You may want to take a pass on Windjammer, for as the description says: 50 Norwegian young boys set sail on the training ship, 'Christian Radich' to learn the art of sailing and seamanship. They learn to know, depend upon and trust each other during their various ports-of-call.

Yes, I suppose some of the scenes in the "various ports 'o call" hold nostalgia interest, but the sad fact is only How the West Was Won really holds up as the only Cinerama experience where you won't walk out of the theatre feeling as if you've just "...lost two hours of your life you'll never get back again". I know - just my opinion, but worth considering. Especialy when HTWWW does play occasionally at the Cinerama Dome.

Douglas McEwan said...

Excuse me, Nanook, but George Pal's The Wonderful World of the Brothers Grimm is a delightful movie, vastly superior to the episodic and jingoistic How the West Was Won, entertaining as HTWWW is. (And given my Uncle worked on HTWWW - and got me in to see it in its original release for free - but not on WWOTBG, I ought to be prejudiced the other direction.)

The great film critic Pauline Kael said of How the West Was Won: "How the West was Lost would be a more-appropriate title for this dud epic, since, as conceived by the writer, James R. Webb, the pioneers seem to be dimwitted bunglers who can't do anything right.
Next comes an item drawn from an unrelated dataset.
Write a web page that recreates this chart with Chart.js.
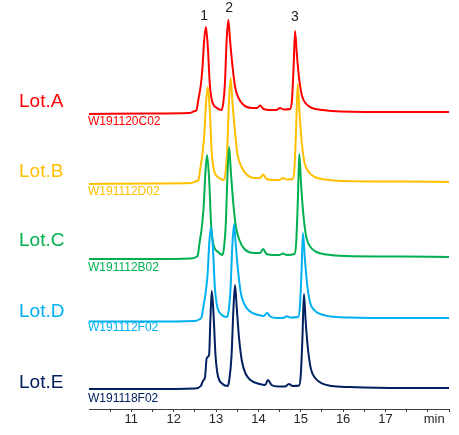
<!DOCTYPE html>
<html>
<head>
<meta charset="utf-8">
<script src="https://cdn.jsdelivr.net/npm/chart.js@4.4.1/dist/chart.umd.min.js"></script>
<style>
  html, body { margin: 0; padding: 0; background: #fff; }
  #wrap { position: relative; width: 459px; height: 435px; }
</style>
</head>
<body>
<div id="wrap"><canvas id="c"></canvas></div>
<script>
// ---------------- DATA ----------------
const lotNames = ['Lot.A', 'Lot.B', 'Lot.C', 'Lot.D', 'Lot.E'];
const lotIds = ['W191120C02', 'W191112D02', 'W191112B02', 'W191112F02', 'W191118F02'];
const lotOffsets = [276, 206, 131, 70, 0];   // stacking offset of each trace
const peakLabels = ['1', '2', '3'];
const peakLabelTimes = [12.72, 13.31, 14.86];
const tickLabels = ['11', '12', '13', '14', '15', '16', '17'];
const axisUnit = 'min';

const lotA_t = [10.0, 11.43, 12.38, 12.50, 12.54, 12.58, 12.64, 12.68, 12.72, 12.76, 12.81, 12.85, 12.90, 13.02, 13.13, 13.17, 13.21, 13.25, 13.29, 13.33, 13.39, 13.45, 13.53, 13.65, 13.84, 13.97, 14.04, 14.12, 14.28, 14.42, 14.51, 14.60, 14.75, 14.79, 14.83, 14.865, 14.905, 14.96, 15.03, 15.13, 15.27, 15.51, 15.94, 17.38, 18.5];
const lotA_v = [-2, -1.5, -1, 1, 2, 12, 27, 45, 72, 85, 62, 29, 12, 4, 2, 9, 29, 72, 92, 72, 45, 25, 14, 7, 4, 4, 6.5, 3, 2, 2, 4, 2.5, 3, 11, 44, 81, 59, 34, 16, 8, 4, 2, 0.5, 0, 0];

const lotB_t = [10.0, 11.43, 12.42, 12.545, 12.585, 12.625, 12.685, 12.725, 12.765, 12.805, 12.855, 12.895, 12.945, 13.075, 13.185, 13.225, 13.265, 13.305, 13.345, 13.385, 13.445, 13.505, 13.59, 13.71, 13.91, 14.04, 14.11, 14.19, 14.35, 14.49, 14.58, 14.67, 14.81, 14.85, 14.89, 14.927, 14.967, 15.02, 15.09, 15.19, 15.33, 15.57, 16.00, 17.40, 18.5];
const lotB_v = [-2, -1.5, -1, 1, 2, 13, 30, 50, 80, 95, 69, 32, 13, 4, 2, 10, 33, 81, 104, 81, 51, 28, 16, 8, 4, 4, 7.5, 3, 2, 2, 4, 2.5, 3, 13, 53, 98, 71, 41, 19, 10, 5, 2.5, 1, 0.5, 0];

const lotC_t = [10.0, 11.43, 12.40, 12.53, 12.57, 12.61, 12.665, 12.705, 12.75, 12.788, 12.84, 12.88, 12.93, 13.05, 13.15, 13.19, 13.23, 13.27, 13.307, 13.35, 13.41, 13.47, 13.55, 13.67, 13.91, 14.04, 14.11, 14.19, 14.35, 14.49, 14.58, 14.67, 14.85, 14.89, 14.93, 14.965, 15.005, 15.06, 15.13, 15.23, 15.37, 15.61, 16.04, 17.40, 18.5];
const lotC_v = [-2, -2, -1.5, 0, 2, 14, 30, 49, 85, 102, 75, 35, 14, 5, 2, 10, 33, 83, 110, 85, 52, 30, 17, 8, 4, 4, 8, 3, 2, 2, 3.5, 2, 3, 13, 55, 103, 74, 43, 20, 10, 5, 2.5, 1, 0.5, 0];

const lotD_t = [10.0, 11.43, 12.50, 12.62, 12.66, 12.70, 12.76, 12.80, 12.84, 12.882, 12.93, 12.97, 13.02, 13.14, 13.26, 13.30, 13.34, 13.385, 13.425, 13.465, 13.525, 13.585, 13.665, 13.785, 14.00, 14.13, 14.203, 14.28, 14.44, 14.58, 14.67, 14.76, 14.937, 14.977, 15.017, 15.052, 15.092, 15.147, 15.217, 15.317, 15.457, 15.70, 16.13, 17.40, 18.5];
const lotD_v = [-3.5, -3.5, -3, -1, 1, 11, 27, 44, 75, 91, 67, 32, 13, 3, 1, 8, 28, 73, 94, 73, 45, 25, 14, 7, 3, 2, 5, 1.5, 0, 0, 1.7, 0.5, 1, 10, 45, 85, 62, 35, 16, 8, 4, 1.5, 0.5, 0, 0];

const lotE_t = [10.0, 11.43, 12.50, 12.64, 12.69, 12.74, 12.78, 12.835, 12.866, 12.899, 12.945, 12.985, 13.035, 13.155, 13.275, 13.315, 13.365, 13.41, 13.448, 13.49, 13.545, 13.61, 13.69, 13.81, 14.03, 14.16, 14.226, 14.31, 14.47, 14.63, 14.72, 14.81, 14.96, 15.00, 15.04, 15.075, 15.115, 15.17, 15.24, 15.34, 15.48, 15.72, 16.15, 17.40, 18.5];
const lotE_v = [-1, -1, -0.5, 2, 7, 11, 30, 33, 68, 97, 70, 34, 14, 4, 2, 9, 32, 79, 103, 79, 49, 27, 15, 8, 4, 3, 8, 3, 1.5, 1.5, 4, 2, 2.5, 13, 51, 94, 67, 39, 19, 10, 5, 2, 1, 0, 0];

const lotTimes = [lotA_t, lotB_t, lotC_t, lotD_t, lotE_t];
const lotValues = [lotA_v, lotB_v, lotC_v, lotD_v, lotE_v];

// ---------------- STYLE / LAYOUT ----------------
const lotColors = ['#FF0000', '#FFC000', '#00B050', '#00B0F0', '#002060'];
const lotLabelY = [102, 172, 241, 312, 383];
const idLabelY = [122, 192, 268, 328, 399];
const peakLabelY = [16, 8, 17];
const FONT = "'Liberation Sans', Arial, Helvetica, sans-serif";

const datasets = lotNames.map((name, i) => ({
  label: name,
  data: lotTimes[i].map((t, k) => ({ x: t, y: lotValues[i][k] + lotOffsets[i] })),
  borderColor: lotColors[i],
  backgroundColor: lotColors[i],
  borderWidth: 2,
  pointRadius: 0,
  showLine: true,
  fill: false,
  cubicInterpolationMode: 'monotone',
  order: lotNames.length - 1 - i
}));

const textPlugin = {
  id: 'textPlugin',
  afterDraw(chart) {
    const ctx = chart.ctx;
    const xs = chart.scales.x;
    ctx.save();
    ctx.textBaseline = 'middle';
    ctx.textAlign = 'left';
    lotNames.forEach((n, i) => {
      ctx.fillStyle = lotColors[i];
      ctx.font = '19px ' + FONT;
      ctx.fillText(n, 19, lotLabelY[i]);
      ctx.font = '12px ' + FONT;
      ctx.fillText(lotIds[i], 88, idLabelY[i]);
    });
    ctx.textAlign = 'center';
    ctx.fillStyle = '#222';
    ctx.font = '14px ' + FONT;
    peakLabels.forEach((p, i) => {
      ctx.fillText(p, xs.getPixelForValue(peakLabelTimes[i]), peakLabelY[i]);
    });
    ctx.restore();
  }
};

new Chart(document.getElementById('c'), {
  type: 'scatter',
  data: { datasets },
  options: {
    responsive: true,
    maintainAspectRatio: false,
    animation: false,
    events: [],
    layout: { padding: { left: 89, right: 10, top: 10, bottom: 0 } },
    plugins: { legend: { display: false }, tooltip: { enabled: false } },
    scales: {
      x: {
        type: 'linear',
        min: 10,
        max: 18.5,
        afterBuildTicks(scale) {
          const t = [];
          for (let k = 1; k <= 17; k++) t.push({ value: 10 + k * 0.5 });
          t.push({ value: 18.15 });
          scale.ticks = t;
        },
        afterFit(scale) { scale.height = 26; },
        ticks: {
          autoSkip: false,
          maxRotation: 0,
          padding: 0,
          color: '#262626',
          font: { family: FONT, size: 13 },
          callback(v) {
            if (Math.abs(v - 18.15) < 1e-6) return axisUnit;
            const s = String(Math.round(v));
            return (Math.abs(v - Math.round(v)) < 1e-6 && tickLabels.includes(s)) ? s : '';
          }
        },
        grid: {
          drawOnChartArea: false,
          drawTicks: true,
          tickLength: 3,
          color: (c) => (c.tick && Math.abs(c.tick.value - 18.15) < 1e-6) ? 'rgba(0,0,0,0)' : '#404040'
        },
        border: { display: true, color: '#404040', width: 1 }
      },
      y: {
        type: 'linear',
        display: false,
        min: -21,
        max: 378
      }
    }
  },
  plugins: [textPlugin]
});
</script>
</body>
</html>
The film is in three chunks."

I'm not as hard on it as that: it has magnificent photography, some great action sequences, some excellent actors giving fine performances (Debbie Reynolds, Robert Preston, Thelma Ritter, oddly enough George Peppard who is usually not very good, and Carrol Baker, who was never much of an actress, but who is very good in this movie), but also a lot of terrible performances from badly miscast actors, some usually good actors with badly written roles, like Fonda, Karl Malden, Agnes Morehead (Kael calls her performance "Shameful"), and Jimmy Stewart, and some always-terrible actors miscast, like John Wayne), and a terrific musical score. Really, the music is the best thing about it.

Further, many of the non-fiction Cinerama travelogues are very entertaining and especially beautiful to behold in the full process. About 6 years ago I got to see This is Cinerama in the original process, and a NEW print, at the Cinreama Dome, and while it's hit or miss throughout, the hits hit it out of the park.

Major, Yes, my Uncle had many great stories. Sadly, he passed away almost 20 years ago. It was through his help and conections that my brother became a sound mixer at MGM for a few years. (He mixed the soundtrack for the early seasons of Dallas, which used to shoot on the old MGM lot. He knew who shot JR, since he mixed the sound for the "reveal" episode, and for the false versions they did to throw people off.)

In the recent DVD re-release of How the West was Won, they used a new computer process to "join" the three images, and it works almost perfectly. The joins are not nearly so distracting, and moments where the color values of one image vary wildly from the other two are much rarer. Of course, having one image with three focal points is still highly disorienting, as it's just wrong to the eye.

Anyway, it looks a lot better on the newer DVD, which also includes a fascinating documentary on Cinerama, which includes clips from all the 3-camera Cinerama films but re-transferred in this new image-joining process.

(On the 2-disc DVD set of the original King Kong there is a documentary on Merian C. Cooper which includes the climactic cross-country airplane view of America from This is Cinerama entire, in the new, improved image-joining process.)

In directing Cinerama films, directors needed to teach actors to look to the side of the person they were supposed to look in the eye, because it looked right on the screen in that format. Actors found it highly irritating and difficult to work that way.

Russ Tamblyn holds the record: he is the only actor to appear in both of the fiction movies made in the three-camera Cinerama process.